When involved in a car accident in Tennessee, it could be in the victim’s interest to call the police. Besides potentially restoring order to the situation, the officers may take a police report. During litigation or when filing an insurance claim, a police report might prove valuable. Although an accident’s aftermath could be stressful and hectic, crash victims may still need to concentrate to properly file the police report.
How to file a police report
After calling the police to report the crash, an officer may soon come to the accident scene. The officer could then take the report based on the information provided by those he/she interviews.
Tennessee law mandates the involved parties file an “Owner/Driver Accident Report” when someone dies or suffers and injury in a car accident or the accident results in damage costing more than $50. Involved parties must file the report within 20 days to file the report when someone dies, is injured, or property damage exceeds $400.
The crash report must go to the Tennessee Department of Safety and Homeland Security. The address appears on the relevant form.

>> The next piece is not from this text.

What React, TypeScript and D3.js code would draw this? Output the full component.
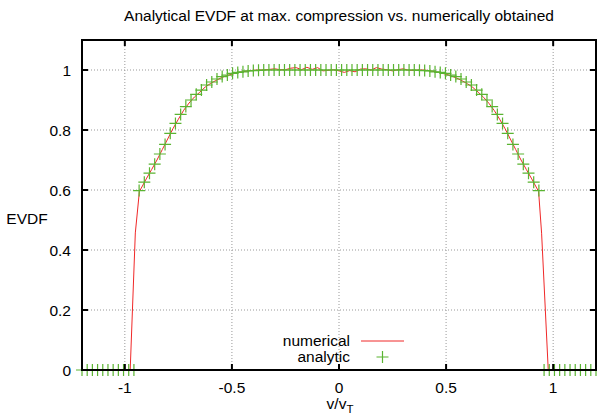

Concerns about filing a police report
Not everyone may see the importance of filing a report for property damage, even when the damage might be several hundreds of dollars. Besides complying with the law, doing so could increase the chances all relevant information ends up logged. The police might be more thorough than citizens when it comes to taking information about a crash.
Even when the property damage is less than $50, filing a police report may still be worthwhile. What if an injury doesn’t manifest until weeks later? Having a police report already available might help after learning about injuries and taking immediate action to seek compensation.
Filing a police report after a car accident could protect an injured person’s interests while complying with state law. Persons injured in an auto accident may hire an attorney to represent them to insurance companies or in court.